Nous venons d’exposer les points sur lesquels nous pourrions utilement imiter quelque chose de l’Allemagne ; mais cette étude du baccalauréat nous suggère une dernière réflexion d’une portée plus générale. On sait combien il est souvent parlé dans notre pays de la toute-puissance de l’état ; pourtant, lorsqu’on regarde de près l’organisation de notre enseignement, on voit que cette toute-puissance est plus apparente que réelle, et qu’en d’autres pays, sans grand luxe d’administration et sans entretenir tout un personnel d’inspecteurs, l’état agit bien plus sûrement sur le fond des études. En France, l’état, hors des établissemens d’instruction publique qu’il possède et qu’il gère lui-même, n’exerce aucune action directe sur l’enseignement.

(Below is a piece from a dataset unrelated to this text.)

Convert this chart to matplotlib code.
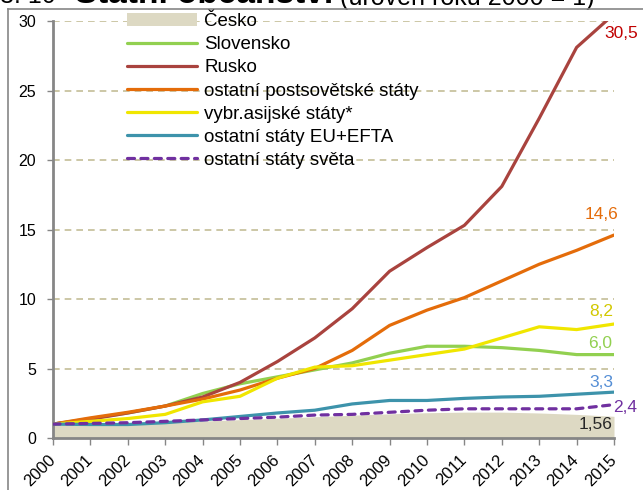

Le seul privilège qui lui reste, c’est d’examiner les candidats qu’on lui présente après les avoir soustraits pendant dix ans à son contrôle, et en lui laissant ignorer jusqu’au lieu où ils ont fait leurs études. L’article 63 de la loi du 15 mars 1850 dit : « Aucun certificat d’études ne sera exigé des aspirans au diplôme de bachelier. Le candidat peut choisir la faculté ou le jury académique devant lequel il subira son examen. » Après les études elles-mêmes, ceux qui ont le plus souffert de ce régime, ce sont les candidats au baccalauréat. Amenés devant des juges qu’ils ne connaissent point et dont ils ne sont pas connus, ils doivent fournir en quelques heures et par des travaux uniformes la preuve de leur savoir. Cette organisation a tous les inconvéniens du hasard : elle inquiète les bons élèves et elle tente les mauvais. Quant aux juges, ils ne sont point placés dans une situation moins difficile. Si, en l’absence d’autres informations, ils font mine de vouloir interroger sérieusement les candidats qu’on leur présente, et de demander quelque preuve valable de mérité, aussitôt on se récrie sur les exigences des examinateurs, sur les difficultés du programme. Les plaintes continuelles et réciproques que nous entendons sont la conséquence d’un système qui a transporté l’examen hors des établissemens d’instruction où il avait sa place naturelle ; mais ce système lui-même est la suite inévitable de nos divisions. Il nous donne en raccourci une image de la situation de notre enseignement. Ceux qui se plaignent le plus amèrement du baccalauréat sont les mêmes qui ont le plus contribué à le faire tel qu’il est.


MICHEL BREAL.

  1. Déjà l’École polytechnique a pris une mesure en ce sens, mais d’une façon incomplète et à titre provisoire seulement.